En 2013, Xstrata est finalement avalée par Glencore, qui a financé l’opération en ouvrant deux ans plus tôt son capital sur la Bourse de Londres. Le groupe dirigé par Ivan Glasenberg est désormais le leader incontesté du charbon. Son pouvoir est tel qu’il a attiré dans son sillage d’autres entreprises et suscité des vocations chez de plus petits négociants sur un marché que l’on croyait mort et (pratiquement) enterré.

Au début des années 2000, la plupart des groupes miniers internationaux établissent leur branche commerciale et/ou leur siège à Zoug, Lugano ou Genève.

Autour d’eux essaiment des dizaines de traders spécialisés dans la vente d’une matière première qui est soudainement devenue globale. La Suisse devient la plaque tournante du négoce international de charbon.

Selon le décompte de Public Eye, la Suisse compte aujourd’hui 245 sociétés inscrites au registre du commerce dans le but de commercialiser du charbon extrait dans des mines leur appartenant, acheté sur les marchés, ou dans des transactions de gré à gré; ou de prodiguer des services financiers en lien avec le charbon ou un quelconque de ses dérivés. À Zoug, le décompte se monte à 54 sociétés, au Tessin 55, et à Genève 78.
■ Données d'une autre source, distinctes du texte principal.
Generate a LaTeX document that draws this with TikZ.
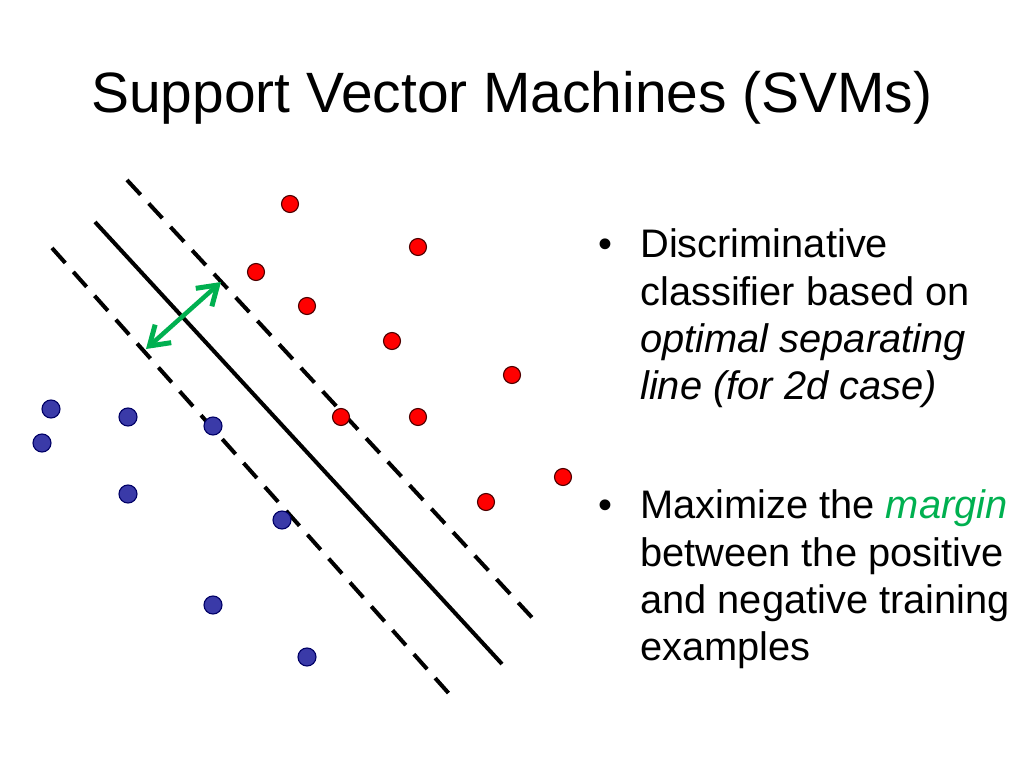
\documentclass[tikz,border=0pt]{standalone}
\usepackage{fontspec}
\setmainfont{Liberation Sans}
\usetikzlibrary{arrows.meta}
\definecolor{posred}{RGB}{255,0,0}
\definecolor{negblue}{RGB}{58,58,168}
\definecolor{mgreen}{RGB}{0,176,80}
\begin{document}
\begin{tikzpicture}[x=0.703125pt,y=-0.703125pt,
  posdot/.style={circle,fill=posred,draw=black!70!red,line width=0.8pt,minimum size=17*0.703125pt,inner sep=0pt},
  negdot/.style={circle,fill=negblue,draw=black!60!blue,line width=0.8pt,minimum size=18*0.703125pt,inner sep=0pt},
  sepline/.style={line width=4*0.703125pt,black},
  marginline/.style={sepline,dash pattern=on 20*0.703125pt off 12*0.703125pt},
  marginarrow/.style={mgreen,line width=4.5*0.703125pt,
    >={Straight Barb[length=13pt,width=17pt,line width=3.5pt]},<->},
  bodytext/.style={font=\fontsize{28}{33.4}\selectfont,anchor=base west,inner sep=0pt}]
\useasboundingbox[fill=white] (0,0) rectangle (1024,768);
\node[font=\fontsize{40}{48}\selectfont,anchor=base west,inner sep=0pt] (title) at (91,113) {Support Vector Machines (SVMs)};
% lines
\coordinate (s1) at (95,222); \coordinate (s2) at (502,664);
\coordinate (u1) at (127,180); \coordinate (u2) at (538,624);
\coordinate (l1) at (52,248); \coordinate (l2) at (452,697);
\draw[sepline] (s1) -- (s2);
\draw[marginline] (u1) -- (u2);
\draw[marginline] (l1) -- (l2);
% margin arrow
\coordinate (a1) at (146,349); \coordinate (a2) at (221,282);
\draw[marginarrow] (a1) -- (a2);
% positive points
\foreach \n/\x/\y in {p1/290/204,p2/418/247,p3/256/272,p4/307/306,p5/392/341,p6/512/375,p7/341/417,p8/418/417,p9/563/477,p10/486/502}
  \node[posdot] (\n) at (\x,\y) {};
% negative points
\foreach \n/\x/\y in {n1/51/409,n2/42/443,n3/128/417,n4/213/426,n5/128/494,n6/282/520,n7/213/605,n8/307/657}
  \node[negdot] (\n) at (\x,\y) {};
% bullets
\node[bodytext] (b1) at (598,258) {\textbullet};
\node[bodytext] (t1a) at (640,258) {Discriminative};
\node[bodytext] (t1b) at (640,305) {classifier based on};
\node[bodytext] (t1c) at (640,352) {\textit{optimal separating}};
\node[bodytext] (t1d) at (640,399) {\textit{line (for 2d case)}};
\node[bodytext] (b2) at (598,518) {\textbullet};
\node[bodytext] (t2a) at (640,518) {Maximize the \textcolor{mgreen}{\textit{margin}}};
\node[bodytext] (t2b) at (640,566) {between the positive};
\node[bodytext] (t2c) at (640,613) {and negative training};
\node[bodytext] (t2d) at (640,660) {examples};
\end{tikzpicture}
\end{document}
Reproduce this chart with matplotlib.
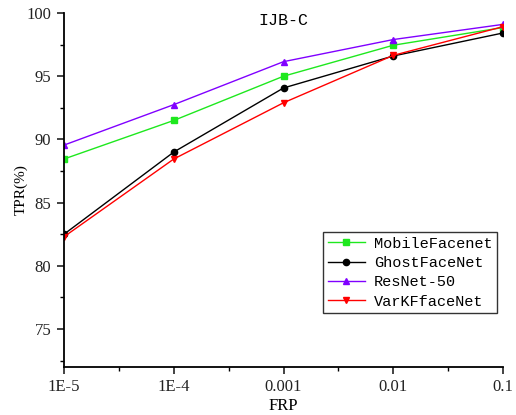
import numpy as np
import matplotlib
matplotlib.use('Agg')
import matplotlib.pyplot as plt
from matplotlib.ticker import FixedLocator, NullFormatter

# =============================================================================
# Define variables
# =============================================================================
frp = [1e-5, 1e-4, 1e-3, 1e-2, 1e-1]
frp_labels = ['1E-5', '1E-4', '0.001', '0.01', '0.1']

mobile = [88.45, 91.5, 95.0, 97.45, 98.85]
ghost = [82.5, 89.0, 94.07, 96.6, 98.42]
resnet = [89.55, 92.75, 96.15, 97.9, 99.1]
varkf = [82.3, 88.45, 92.9, 96.65, 98.92]

names = ['MobileFacenet', 'GhostFaceNet', 'ResNet-50', 'VarKFfaceNet']
colors = ['#1ee81e', 'black', '#8000ff', '#ff0000']
markers = ['s', 'o', '^', 'v']

SERIF = 'Liberation Serif'
MONO = 'Liberation Mono'

# =============================================================================
# Start of code
# =============================================================================
if __name__ == "__main__":
    fig = plt.figure(figsize=(5.16, 4.15), dpi=100)
    ax = fig.add_axes([0.124, 0.1157, 0.851, 0.853])

    series = [mobile, ghost, resnet, varkf]
    for vals, name, col, mk in zip(series, names, colors, markers):
        ax.plot(frp, vals, color=col, marker=mk, markersize=4.5, lw=1.0,
                label=name)

    ax.set_xscale('log')
    ax.set_xlim(1e-5, 1e-1)
    ax.set_ylim(72, 100)

    ax.xaxis.set_major_locator(FixedLocator(frp))
    ax.set_xticklabels(frp_labels)
    minor_x = [10 ** (k + 0.5) for k in range(-5, -1)]
    ax.xaxis.set_minor_locator(FixedLocator(minor_x))
    ax.xaxis.set_minor_formatter(NullFormatter())

    ax.yaxis.set_major_locator(FixedLocator([75, 80, 85, 90, 95, 100]))
    ax.yaxis.set_minor_locator(FixedLocator([72.5, 77.5, 82.5, 87.5,
                                             92.5, 97.5]))

    for s in ['top', 'right']:
        ax.spines[s].set_visible(False)
    for s in ['left', 'bottom']:
        ax.spines[s].set_linewidth(1.3)

    ax.tick_params(which='major', direction='out', length=5, width=1.2,
                   labelsize=12, pad=4, colors='#222222')
    ax.tick_params(which='minor', direction='out', length=3, width=1.0)
    for lab in ax.get_xticklabels() + ax.get_yticklabels():
        lab.set_fontfamily(SERIF)

    ax.set_xlabel('FRP', fontfamily=SERIF, fontsize=12, labelpad=2)
    ax.set_ylabel('TPR(%)', fontfamily=SERIF, fontsize=11, labelpad=-1)

    ax.text(0.5, 1.0, 'IJB-C', transform=ax.transAxes, ha='center',
            va='top', fontfamily=MONO, fontsize=12)

    leg = ax.legend(loc='upper right', bbox_to_anchor=(0.986, 0.381),
                    borderaxespad=0, prop={'family': MONO, 'size': 11},
                    frameon=True, fancybox=False, handlelength=2.4,
                    labelspacing=0.35, borderpad=0.3, handletextpad=0.6)
    leg.get_frame().set_edgecolor('black')
    leg.get_frame().set_linewidth(1.0)

    fig.savefig('out.png', dpi=100)
    plt.close()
  1. Javier Blas & Jack Farchy, The World for Sale, éd. Random House UK, 2021, pages 43 à 71.

  2. Javier Blas & Jack Farchy, The World for Sale, éd. Random House UK, 2021, page 182.

  3. Javier Blas & Jack Farchy, The World for Sale, éd. Random House UK, 2021, page 190.

  4. Javier Blas & Jack Farchy, The World for Sale, éd. Random House UK, 2021, page 183.

  5. Javier Blas & Jack Farchy, The World for Sale, éd. Random House UK, 2021, pages 186-187.